The reality of Christ’s lordship, of his rule and authority, is experienced and expressed by the Church. This rule is hidden from most of the world right now. But the Church knows. We know. We submit to the rule of Christ Jesus. We follow in his prescribed “way.” We seek to love and to serve in the name and manner of our King, completely counter to the way the kings of the earth rule and lead. We are convinced beyond any doubt that Christ Jesus has already conquered the world and that he alone will determine the end of history. So we do things the way Jesus does things. He reveals himself and his rule through us.
In contemplating the practical implications of this Christian view of reality, Hauerwas draws on John Howard Yoder. To be a Christian is to subscribe to a particular political view and adhere to specific political behaviors. It’s all politics. The Church is the existence of a people who refuse to acknowledge the claims of worldly rulers to be kings. Therefore, because the Lord triumphed on the cross, his followers refuse to use the violence and force of earthly rulers to achieve what are allegedly good ends.
We are Theocrats. We live in a Theocracy. And it determines what we believe and how we act.
Christian politics are
“based on the confidence that God uses the power structures of this world in spite of themselves for God’s purposes. Christ carries out the purposes of the One who is sovereign by ruling over the rebellious structures of the universe. That rule is hidden but made visible through the servant church. The place of the church in the history of the universe is the place where Christ’s lordship is operative. This is where it is clear that he rules, as well as the kind of rule he exercises. He is the suffering servant whose rule is decisively revealed on a cross. The church makes history not through domination but through being the servant of the crucified Lord.”

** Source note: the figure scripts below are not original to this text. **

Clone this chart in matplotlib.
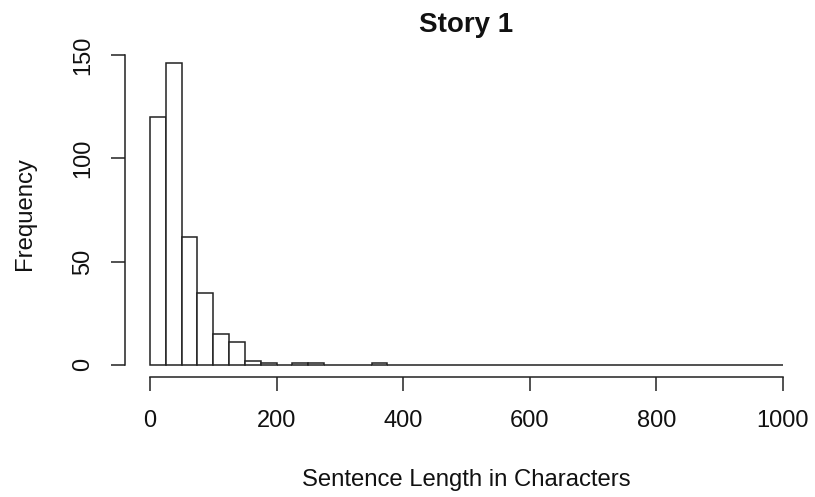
import matplotlib
matplotlib.use("Agg")
import matplotlib.pyplot as plt
import numpy as np

# Histogram data (bins of width 25 from 0 to 1000)
bin_edges = list(range(0, 1001, 25))
counts = [120, 146, 62, 35, 15, 11, 2, 1, 0, 1,
          1, 0, 0, 0, 1, 0, 0, 0, 0, 0,
          0, 0, 0, 0, 0, 0, 0, 0, 0, 0,
          0, 0, 0, 0, 0, 0, 0, 0, 0, 0]
x_ticks = [0, 200, 400, 600, 800, 1000]
y_ticks = [0, 50, 100, 150]
title = "Story 1"
xlabel = "Sentence Length in Characters"
ylabel = "Frequency"

plt.rcParams['font.family'] = ['Liberation Sans', 'DejaVu Sans']

W, H = 815, 497
fig = plt.figure(figsize=(W / 100, H / 100), dpi=100)
left, right, top, bottom = 124.7, 808.3, 51.2, 377.0
ax = fig.add_axes([left / W, 1 - bottom / H, (right - left) / W, (bottom - top) / H])

lw = 1.1
line_col = '#222222'
widths = np.diff(bin_edges)
ax.bar(bin_edges[:-1], counts, width=widths, align='edge',
       facecolor='white', edgecolor=line_col, linewidth=lw)

ax.set_xlim(-40, 1040)
ax.set_ylim(-0.04 * max(counts), max(counts) * 1.04)

for s in ['top', 'right']:
    ax.spines[s].set_visible(False)
ax.spines['left'].set_bounds(0, 150)
ax.spines['bottom'].set_bounds(0, 1000)
for s in ['left', 'bottom']:
    ax.spines[s].set_linewidth(lw)
    ax.spines[s].set_color(line_col)

ax.set_xticks(x_ticks)
ax.set_yticks(y_ticks)
ax.set_yticklabels([str(v) for v in y_ticks], rotation=90, va='center')
ax.tick_params(axis='both', direction='out', length=10, width=lw,
               labelsize=17, colors=line_col, labelcolor='#111111')
ax.tick_params(axis='x', pad=14)
ax.tick_params(axis='y', pad=12)

fig.text(466.5 / W, 1 - 25 / H, title, ha='center', va='center',
         fontsize=20, fontweight='bold', color='#111111')
fig.text(466.5 / W, 1 - 480 / H, xlabel, ha='center', va='center',
         fontsize=17.2, color='#111111')
fig.text(25 / W, 1 - 214 / H, ylabel, ha='center', va='center',
         fontsize=17.2, rotation=90, color='#111111')

fig.savefig("out.png", dpi=100, facecolor='white')
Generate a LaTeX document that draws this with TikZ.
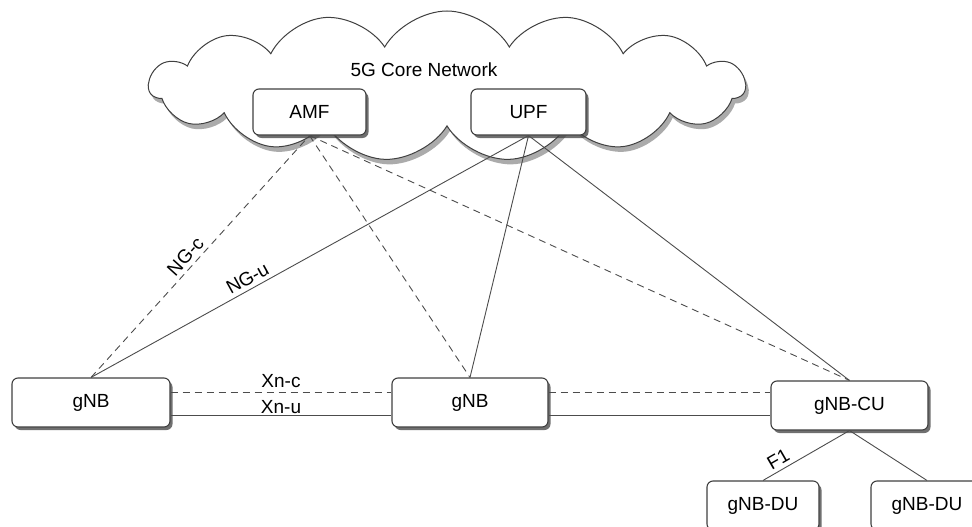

Now quoting Yoder from his “The Politics of Jesus”:
“The cross and not the sword, suffering and not brute power determine the meaning of history. The key to the obedience of God’s people is not their effectiveness, but their patience (John 13:10). The triumph of the right is assured not by the might that comes to the aid of the right, which is of course the justification of the use of violence and other kinds of power in every human conflict. The relationship between the obedience of God’s people and the triumph of God’s cause is not a relationship of cause and effect but cross and resurrection.”
How do we recapture this way of political thinking today?
We Christians in the West are so “Constantinianized” (I think I just made that word up) that we don’t see God’s Kingdom anymore as opposed to the kingdoms of the world. We no longer understand that Christ’s rule works just the opposite of the rule of earthly presidents and kings. The Church is so domesticated that instead of seeing Christ’s rule working to overthrow and ultimately conquer the rule of every monarchy, democracy, and dictatorship on the planet, and praying for it, we see the Church and the nation’s government working together. We’ve gone so far as to equate their methods and their goals, the ways and means of both the state and Jesus, and to hold both rulers and manner of ruling in equal regard. Living as a Christian doesn’t mean exploring what makes us faithful followers of Jesus as much as it means developing an ethic that might work for everybody.
How do we live in and under the rule of Christ? Well, we’ve got to decide once and for all that obligations to a particular state or nation, devotion to a specific society or economic system, cannot compromise or supersede our commitments to the Lord. Paul and Jason and the disciples in Thessalonica were arrested for “defying Caesar’s decrees,” claiming that “there is another king, one called Jesus” (Acts 17:7).
Yes, there is another king. His name is Jesus. And he is Lord.